At this point the series uses Eugene’s rather profound (and maybe calculatedly Southern) innocence as a lens to magnify the monstrosity he experiences on the battlefield. When he arrives at Pavuvu, he doesn’t smoke cigarettes or curse, and asserts his Christian faith proudly. Bob engages him in a mini-debate, wondering at God’s many creations. If God created everything, that includes “the yellow slants that tried to kill me on many occasions,” Bob presses. Eugene has something like an answer, “What we do is up to us.”
But Bob has a problem with “free will.” This means, he says, “The whole game is fixed by the will of gramps on his throne, while we’re down here for what? His entertainment? That’s makes us chumps or God’s a sadist. Either way, I got no use for him.” When Eugene asks what his new friend does believe in, Bob smirks. “I believe in ammunition.”
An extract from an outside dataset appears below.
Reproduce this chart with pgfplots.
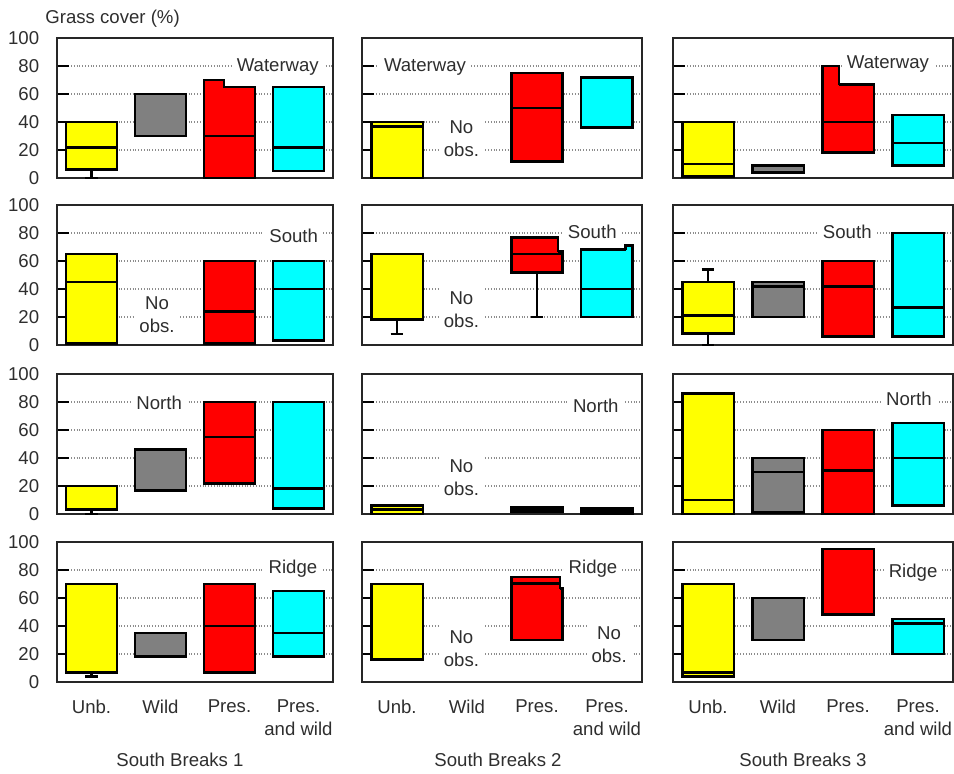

It’s a perennial question, how war fits into any broad moral scheme or whether it can be justified under specific circumstance. Even The Pacific insists on “harsh realities,” watching Eugene watch his fellow private Snafu (Remi Malek, who is excellent) dig the gold teeth out of one enemy or toss pebbles into the blown-out skull of another, it leaves those enemies looking overwhelmingly grotesque, unfathomable others who baffle, enrage, and frighten the Marines. This is, of course, the perspective of the young men who are dumped unmercifully onto “tiny specks of turf” that might or might not end up meaningful by war’s end. Their subsequent despair or revulsion, their anger or frustration, show them to be decent men rather than faceless foes (see: the Japanese, save, perhaps, the one who carried the photo). In its insistence on the chaos of battles and the confusion of downtime, the series also offers another “harsh reality,” that these decent men are exploited by their faceless government, again and again. If this story is not explicit in the bloody surface of The Pacific, it is a persistent, distressing undercurrent.